» **Exercise objective**:
An exact copy of the records is required, minus the pictures they hold.

» **Plotting code records**:

»»

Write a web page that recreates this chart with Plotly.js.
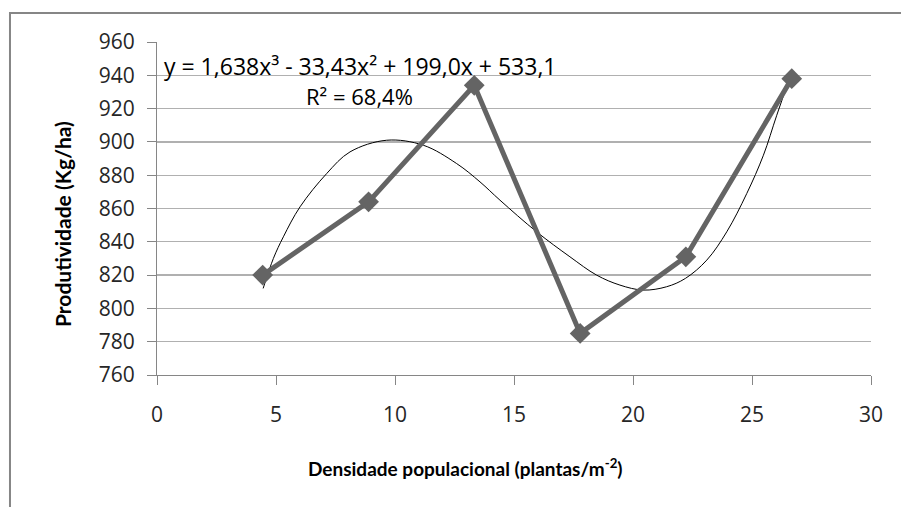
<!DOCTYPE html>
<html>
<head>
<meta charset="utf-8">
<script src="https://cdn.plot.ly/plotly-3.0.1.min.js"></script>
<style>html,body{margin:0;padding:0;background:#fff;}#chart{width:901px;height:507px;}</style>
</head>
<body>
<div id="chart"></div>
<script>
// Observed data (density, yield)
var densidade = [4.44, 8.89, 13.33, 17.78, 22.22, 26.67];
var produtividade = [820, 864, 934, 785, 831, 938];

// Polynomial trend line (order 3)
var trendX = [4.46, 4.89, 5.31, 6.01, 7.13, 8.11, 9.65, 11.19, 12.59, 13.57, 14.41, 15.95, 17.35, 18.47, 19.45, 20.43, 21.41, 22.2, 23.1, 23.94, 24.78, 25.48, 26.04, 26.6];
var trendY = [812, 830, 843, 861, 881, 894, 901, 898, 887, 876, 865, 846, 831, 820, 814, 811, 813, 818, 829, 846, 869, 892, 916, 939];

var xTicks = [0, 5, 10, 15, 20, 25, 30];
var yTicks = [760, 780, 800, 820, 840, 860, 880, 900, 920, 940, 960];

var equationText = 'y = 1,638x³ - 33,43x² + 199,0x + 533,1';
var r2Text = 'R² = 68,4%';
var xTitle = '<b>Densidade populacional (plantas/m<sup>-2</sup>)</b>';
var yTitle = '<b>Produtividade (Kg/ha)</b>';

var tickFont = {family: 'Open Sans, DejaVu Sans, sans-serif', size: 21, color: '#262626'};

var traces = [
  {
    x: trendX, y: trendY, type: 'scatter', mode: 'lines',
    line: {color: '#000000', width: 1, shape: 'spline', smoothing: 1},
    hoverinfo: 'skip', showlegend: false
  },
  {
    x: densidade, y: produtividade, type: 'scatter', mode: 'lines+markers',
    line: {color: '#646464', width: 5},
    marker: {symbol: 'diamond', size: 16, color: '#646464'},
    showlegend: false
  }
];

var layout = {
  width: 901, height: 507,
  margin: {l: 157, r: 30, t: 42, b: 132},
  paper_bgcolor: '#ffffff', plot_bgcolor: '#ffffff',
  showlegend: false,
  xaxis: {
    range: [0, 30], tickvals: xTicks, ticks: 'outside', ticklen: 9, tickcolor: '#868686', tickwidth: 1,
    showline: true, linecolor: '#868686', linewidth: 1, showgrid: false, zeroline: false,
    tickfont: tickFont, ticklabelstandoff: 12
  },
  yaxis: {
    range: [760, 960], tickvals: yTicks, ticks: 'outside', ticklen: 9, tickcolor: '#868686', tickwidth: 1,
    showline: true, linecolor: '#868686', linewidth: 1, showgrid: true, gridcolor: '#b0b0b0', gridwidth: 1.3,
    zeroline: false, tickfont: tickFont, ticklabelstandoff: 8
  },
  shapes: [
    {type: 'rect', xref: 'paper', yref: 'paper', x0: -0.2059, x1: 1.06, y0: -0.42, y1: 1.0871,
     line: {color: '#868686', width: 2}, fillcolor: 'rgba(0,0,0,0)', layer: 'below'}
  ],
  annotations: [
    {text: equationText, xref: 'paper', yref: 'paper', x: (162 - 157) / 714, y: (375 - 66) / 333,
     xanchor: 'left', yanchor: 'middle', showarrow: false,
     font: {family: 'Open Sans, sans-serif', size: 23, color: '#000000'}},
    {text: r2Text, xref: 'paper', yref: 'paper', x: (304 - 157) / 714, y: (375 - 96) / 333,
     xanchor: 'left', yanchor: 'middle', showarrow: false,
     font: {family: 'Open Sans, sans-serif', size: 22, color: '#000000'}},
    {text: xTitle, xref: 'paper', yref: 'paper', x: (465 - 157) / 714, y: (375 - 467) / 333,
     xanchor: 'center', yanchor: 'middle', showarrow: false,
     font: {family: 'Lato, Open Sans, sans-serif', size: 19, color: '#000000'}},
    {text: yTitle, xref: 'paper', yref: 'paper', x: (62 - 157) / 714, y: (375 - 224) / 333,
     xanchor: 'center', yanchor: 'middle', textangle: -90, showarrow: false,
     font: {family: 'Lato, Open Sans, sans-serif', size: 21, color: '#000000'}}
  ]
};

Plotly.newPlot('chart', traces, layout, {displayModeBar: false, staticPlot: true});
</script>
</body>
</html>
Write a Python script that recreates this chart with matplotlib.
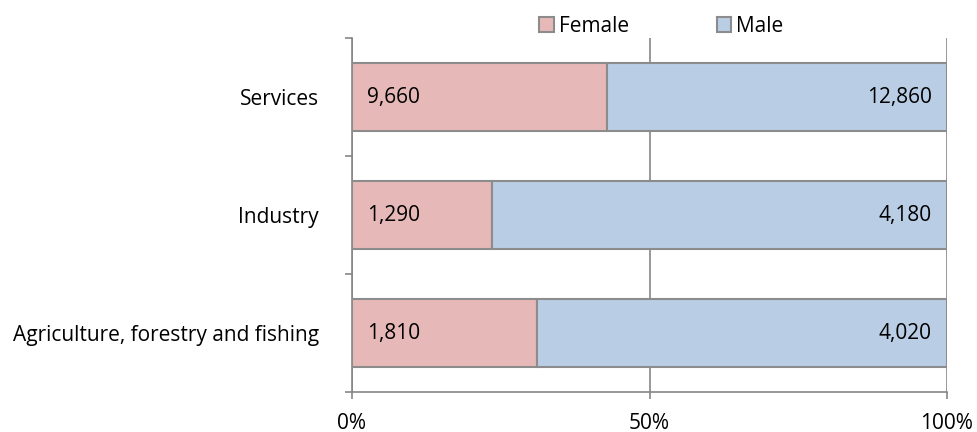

««

» **Final answer**:
Write a web page that recreates this chart with Plotly.js.
<!DOCTYPE html>
<html>
<head>
<meta charset="utf-8">
<script src="https://cdn.plot.ly/plotly-3.0.1.min.js"></script>
<style>html,body{margin:0;padding:0;background:#fff;}#chart{width:901px;height:507px;}</style>
</head>
<body>
<div id="chart"></div>
<script>
// Observed data (density, yield)
var densidade = [4.44, 8.89, 13.33, 17.78, 22.22, 26.67];
var produtividade = [820, 864, 934, 785, 831, 938];

// Polynomial trend line (order 3)
var trendX = [4.46, 4.89, 5.31, 6.01, 7.13, 8.11, 9.65, 11.19, 12.59, 13.57, 14.41, 15.95, 17.35, 18.47, 19.45, 20.43, 21.41, 22.2, 23.1, 23.94, 24.78, 25.48, 26.04, 26.6];
var trendY = [812, 830, 843, 861, 881, 894, 901, 898, 887, 876, 865, 846, 831, 820, 814, 811, 813, 818, 829, 846, 869, 892, 916, 939];

var xTicks = [0, 5, 10, 15, 20, 25, 30];
var yTicks = [760, 780, 800, 820, 840, 860, 880, 900, 920, 940, 960];

var equationText = 'y = 1,638x³ - 33,43x² + 199,0x + 533,1';
var r2Text = 'R² = 68,4%';
var xTitle = '<b>Densidade populacional (plantas/m<sup>-2</sup>)</b>';
var yTitle = '<b>Produtividade (Kg/ha)</b>';

var tickFont = {family: 'Open Sans, DejaVu Sans, sans-serif', size: 21, color: '#262626'};

var traces = [
  {
    x: trendX, y: trendY, type: 'scatter', mode: 'lines',
    line: {color: '#000000', width: 1, shape: 'spline', smoothing: 1},
    hoverinfo: 'skip', showlegend: false
  },
  {
    x: densidade, y: produtividade, type: 'scatter', mode: 'lines+markers',
    line: {color: '#646464', width: 5},
    marker: {symbol: 'diamond', size: 16, color: '#646464'},
    showlegend: false
  }
];

var layout = {
  width: 901, height: 507,
  margin: {l: 157, r: 30, t: 42, b: 132},
  paper_bgcolor: '#ffffff', plot_bgcolor: '#ffffff',
  showlegend: false,
  xaxis: {
    range: [0, 30], tickvals: xTicks, ticks: 'outside', ticklen: 9, tickcolor: '#868686', tickwidth: 1,
    showline: true, linecolor: '#868686', linewidth: 1, showgrid: false, zeroline: false,
    tickfont: tickFont, ticklabelstandoff: 12
  },
  yaxis: {
    range: [760, 960], tickvals: yTicks, ticks: 'outside', ticklen: 9, tickcolor: '#868686', tickwidth: 1,
    showline: true, linecolor: '#868686', linewidth: 1, showgrid: true, gridcolor: '#b0b0b0', gridwidth: 1.3,
    zeroline: false, tickfont: tickFont, ticklabelstandoff: 8
  },
  shapes: [
    {type: 'rect', xref: 'paper', yref: 'paper', x0: -0.2059, x1: 1.06, y0: -0.42, y1: 1.0871,
     line: {color: '#868686', width: 2}, fillcolor: 'rgba(0,0,0,0)', layer: 'below'}
  ],
  annotations: [
    {text: equationText, xref: 'paper', yref: 'paper', x: (162 - 157) / 714, y: (375 - 66) / 333,
     xanchor: 'left', yanchor: 'middle', showarrow: false,
     font: {family: 'Open Sans, sans-serif', size: 23, color: '#000000'}},
    {text: r2Text, xref: 'paper', yref: 'paper', x: (304 - 157) / 714, y: (375 - 96) / 333,
     xanchor: 'left', yanchor: 'middle', showarrow: false,
     font: {family: 'Open Sans, sans-serif', size: 22, color: '#000000'}},
    {text: xTitle, xref: 'paper', yref: 'paper', x: (465 - 157) / 714, y: (375 - 467) / 333,
     xanchor: 'center', yanchor: 'middle', showarrow: false,
     font: {family: 'Lato, Open Sans, sans-serif', size: 19, color: '#000000'}},
    {text: yTitle, xref: 'paper', yref: 'paper', x: (62 - 157) / 714, y: (375 - 224) / 333,
     xanchor: 'center', yanchor: 'middle', textangle: -90, showarrow: false,
     font: {family: 'Lato, Open Sans, sans-serif', size: 21, color: '#000000'}}
  ]
};

Plotly.newPlot('chart', traces, layout, {displayModeBar: false, staticPlot: true});
</script>
</body>
</html>
Write a Python script that recreates this chart with matplotlib.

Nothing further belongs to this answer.